STATED PROBLEM =
Quote only the span from the first line of the entries to the line containing "(13,9) -- (612,9);", both ends kept. Leave every picture out.

SUPPLIED MATERIAL =

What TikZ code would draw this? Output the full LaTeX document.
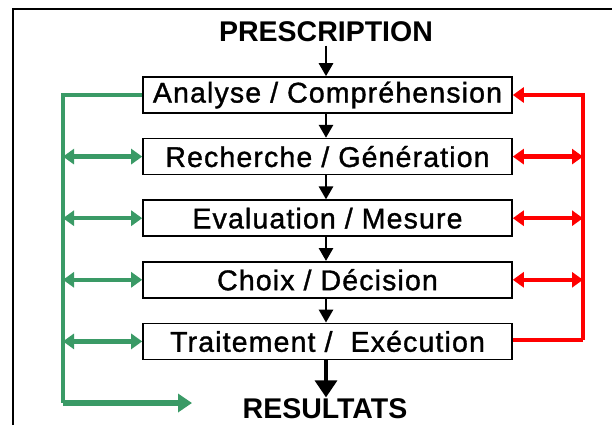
\documentclass[tikz,border=0pt]{standalone}
\usepackage{fontspec}
\setmainfont{Liberation Sans}
\newfontfamily\espace[LetterSpace=4, FakeBold=1.2]{Liberation Sans}
\usetikzlibrary{arrows.meta, positioning}
\definecolor{vertBoucle}{HTML}{3A9A66}
\definecolor{rougeBoucle}{HTML}{FF0000}

\begin{document}
\begin{tikzpicture}[x=1pt, y=-1pt,
        node distance=24pt,
        etape/.style={draw, line width=1.6pt, minimum width=369pt, minimum height=36pt,
            inner sep=0pt, font=\espace\fontsize{28.5}{30}\selectfont},
        titre/.style={font=\fontsize{28.5}{31}\selectfont\bfseries},
        suite/.style={-{Triangle[length=13pt, width=14pt]}, line width=2.8pt},
        vert/.style={vertBoucle, line width=3.5pt},
        rouge/.style={rougeBoucle, line width=3.5pt},
        dbl/.style={line width=4.5pt, {Triangle[length=11pt, width=15pt]}-{Triangle[length=11pt, width=15pt]}}
    ]
        \useasboundingbox (0,0) rectangle (612,425);
        \draw[line width=2pt] (13,425) -- (13,9) -- (612,9);

        \node[etape] (a) at (327.5,95) {Analyse / Compréhension};
        \node[etape, below=of a] (b) {Recherche / Génération};
        \node[etape, below=of b] (c) {Evaluation / Mesure};
        \node[etape, below=of c] (d) {Choix / Décision};
        \node[etape, below=of d] (e) {Traitement /\ \ Exécution};
        \node[titre] (p) at (326,32) {PRESCRIPTION};
        \node[titre] (r) at (325,409) {RESULTATS};

        \draw[suite] (p) -- (p |- a.north);
        \draw[suite] (a.south -| p) -- (b.north -| p);
        \draw[suite] (b.south -| p) -- (c.north -| p);
        \draw[suite] (c.south -| p) -- (d.north -| p);
        \draw[suite] (d.south -| p) -- (e.north -| p);
        \draw[suite, -{Triangle[length=17pt, width=22pt]}, line width=3.5pt] (e.south -| p) -- ([yshift=-2pt]r.north -| p);

        % boucle verte
        \coordinate (g1) at (63,95);
        \coordinate (g2) at (63,403);
        \coordinate (g3) at (192,403);
        \draw[vert] (a.west) -- (g1) -- (g2);
        \draw[vert, line width=5.5pt, -{Triangle[length=14pt, width=18pt]}] (g2) -- (g3);
        \foreach \n in {b,c,d,e}
            \draw[vert, dbl] (g1 |- \n.west) -- (\n.west);

        % boucle rouge
        \coordinate (h1) at (583,95);
        \coordinate (h2) at (583,340);
        \draw[rouge, -{Triangle[length=11pt, width=15pt]}] (h2) -- (h1) -- (a.east);
        \draw[rouge] (e.east |- h2) -- (h2);
        \foreach \n in {b,c,d}
            \draw[rouge, dbl] (\n.east) -- (h1 |- \n.east);
    \end{tikzpicture}
\end{document}
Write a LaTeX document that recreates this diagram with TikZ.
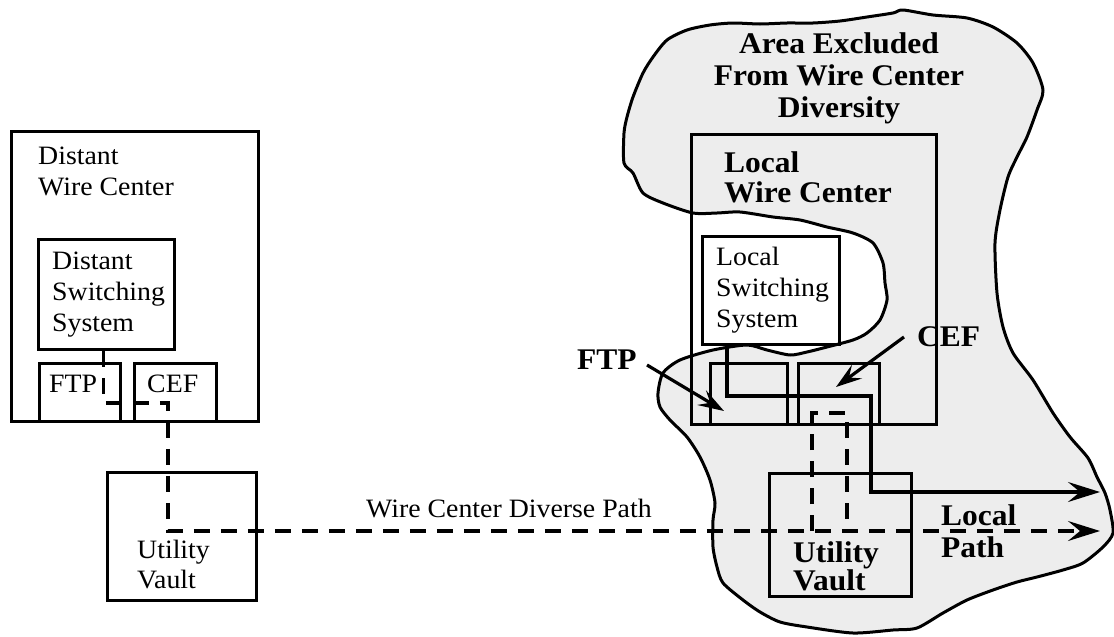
\documentclass[tikz,border=0pt]{standalone}
\usepackage{fontspec}
\setmainfont{Liberation Serif}[FakeStretch=1.05]
\usetikzlibrary{arrows.meta}
\begin{document}
\begin{tikzpicture}[x=1pt,y=-1pt,
  box/.style={draw, line width=3.2pt, inner sep=0pt, anchor=north west},
  reg/.style={font=\fontsize{26.5}{31}\selectfont, inner sep=0pt, anchor=north west, align=left},
  bld/.style={font=\fontsize{30}{31}\selectfont\bfseries, inner sep=0pt, anchor=north west, align=left},
  wire/.style={line width=3.2pt},
  dwire/.style={line width=3.2pt, dash pattern=on 16pt off 11pt},
  bigtip/.style={-{Stealth[length=32pt,width=20pt,inset=12pt]}},
  smalltip/.style={-{Stealth[length=26pt,width=17pt,inset=10pt]}},
  area/.style={draw, line width=3pt, fill=black!7, line join=round},
]
\useasboundingbox (0,0) rectangle (1114,637);
\fill[white] (0,0) rectangle (1114,637);

% excluded area
\draw[area] plot[smooth cycle, tension=0.45] coordinates {
 (903,10) (933,15) (967,18) (993,27) (1017,43) (1033,63) (1043,90) (1037,110)
 (1027,137) (1017,157) (1008,177) (1000,210) (995,243) (997,293) (1003,327)
 (1013,353) (1033,380) (1053,413) (1070,437) (1088,458) (1097,477) (1105,493)
 (1110,510) (1113,533) (1103,547) (1083,563) (1063,570) (1037,577) (1017,582)
 (993,590) (967,600) (943,613) (917,628) (893,630) (853,633) (807,627) (780,622)
 (760,612) (743,600) (723,583) (717,567) (713,547) (713,520) (715,503) (710,480)
 (700,457) (687,437) (670,420) (660,407) (658,393) (663,373) (680,360) (713,350)
 (747,345) (767,350) (790,355) (807,352) (827,347) (853,340) (867,333) (880,320)
 (887,300) (885,283) (883,263) (873,243) (853,233) (827,227) (800,220) (773,217)
 (740,212) (717,213) (693,213) (663,203) (643,193) (633,173) (624,163) (624,133)
 (627,117) (633,97) (643,73) (653,57) (667,40) (687,30) (710,25) (733,23) (760,24)
 (787,23) (813,23) (840,21) (867,17) (893,13)};

% left side boxes
\node[box, minimum width=247pt, minimum height=290pt] (dwc) at (10,130) {};
\node[box, minimum width=136pt, minimum height=110pt] (dss) at (37,238) {};
\node[box, minimum width=81pt, minimum height=58pt] (dftp) at (38,362) {};
\node[box, minimum width=82pt, minimum height=58pt] (dcef) at (133,362) {};
\node[box, minimum width=149pt, minimum height=128pt] (duv) at (106,471) {};

% right side boxes
\node[box, minimum width=245pt, minimum height=290pt] (lwc) at (690,133) {};
\node[box, minimum width=137pt, minimum height=108pt] (lss) at (701,235) {};
\node[box, minimum width=77pt, minimum height=61pt] (lftp) at (709,362) {};
\node[box, minimum width=81pt, minimum height=61pt] (lcef) at (797,362) {};
\node[box, minimum width=142pt, minimum height=123pt] (luv) at (768,472) {};

% texts
\node[reg] (tdwc) at (38,147) {Distant\\Wire Center};
\node[reg] (tdss) at (52,252) {Distant\\Switching\\System};
\node[reg] (tdftp) at (49,375) {FTP};
\node[reg] (tdcef) at (147,375) {CEF};
\node[reg, font=\fontsize{26.5}{30}\selectfont] (tduv) at (137,540) {Utility\\Vault};
\node[reg] (tpath) at (366,499) {Wire Center Diverse Path};
\node[reg] (tlss) at (716,247) {Local\\Switching\\System};

\node[bld, anchor=north, align=center, font=\fontsize{30}{32}\selectfont\bfseries] (tarea) at (839,32) {Area Excluded\\From Wire Center\\Diversity};
\node[bld, font=\fontsize{30}{30}\selectfont\bfseries] (tlwc) at (724,151) {Local\\Wire Center};
\node[bld] (tftp) at (577,350) {FTP};
\node[bld] (tcef) at (917,326) {CEF};
\node[bld, font=\fontsize{30}{26}\selectfont\bfseries] (tluv) at (793,541) {Utility\\Vault};
\node[bld, font=\fontsize{30}{32}\selectfont\bfseries] (tlp) at (941,504) {Local\\Path};

% connectors
\coordinate (endA) at (1100,492);
\coordinate (endB) at (1100,531);
\coordinate (ftpA) at (647,365);
\coordinate (ftpB) at (724,411);
\coordinate (cefA) at (904,337);
\coordinate (cefB) at (836,387);

\draw[dwire, bigtip] ([xshift=-3pt]dss.south) |- (168,403) |- (endB);
\draw[dwire] (812,531) |- (847,413) -- (847,531);
\draw[wire, bigtip] ([xshift=26pt]lss.south west) |- (871,396) |- (endA);
\draw[wire, smalltip] (ftpA) -- (ftpB);
\draw[wire, smalltip] (cefA) -- (cefB);
\end{tikzpicture}
\end{document}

SOLUTION TO THE PROBLEM =
What TikZ code would draw this? Output the full LaTeX document.
\documentclass[tikz,border=0pt]{standalone}
\usepackage{fontspec}
\setmainfont{Liberation Sans}
\newfontfamily\espace[LetterSpace=4, FakeBold=1.2]{Liberation Sans}
\usetikzlibrary{arrows.meta, positioning}
\definecolor{vertBoucle}{HTML}{3A9A66}
\definecolor{rougeBoucle}{HTML}{FF0000}

\begin{document}
\begin{tikzpicture}[x=1pt, y=-1pt,
        node distance=24pt,
        etape/.style={draw, line width=1.6pt, minimum width=369pt, minimum height=36pt,
            inner sep=0pt, font=\espace\fontsize{28.5}{30}\selectfont},
        titre/.style={font=\fontsize{28.5}{31}\selectfont\bfseries},
        suite/.style={-{Triangle[length=13pt, width=14pt]}, line width=2.8pt},
        vert/.style={vertBoucle, line width=3.5pt},
        rouge/.style={rougeBoucle, line width=3.5pt},
        dbl/.style={line width=4.5pt, {Triangle[length=11pt, width=15pt]}-{Triangle[length=11pt, width=15pt]}}
    ]
        \useasboundingbox (0,0) rectangle (612,425);
        \draw[line width=2pt] (13,425) -- (13,9) -- (612,9);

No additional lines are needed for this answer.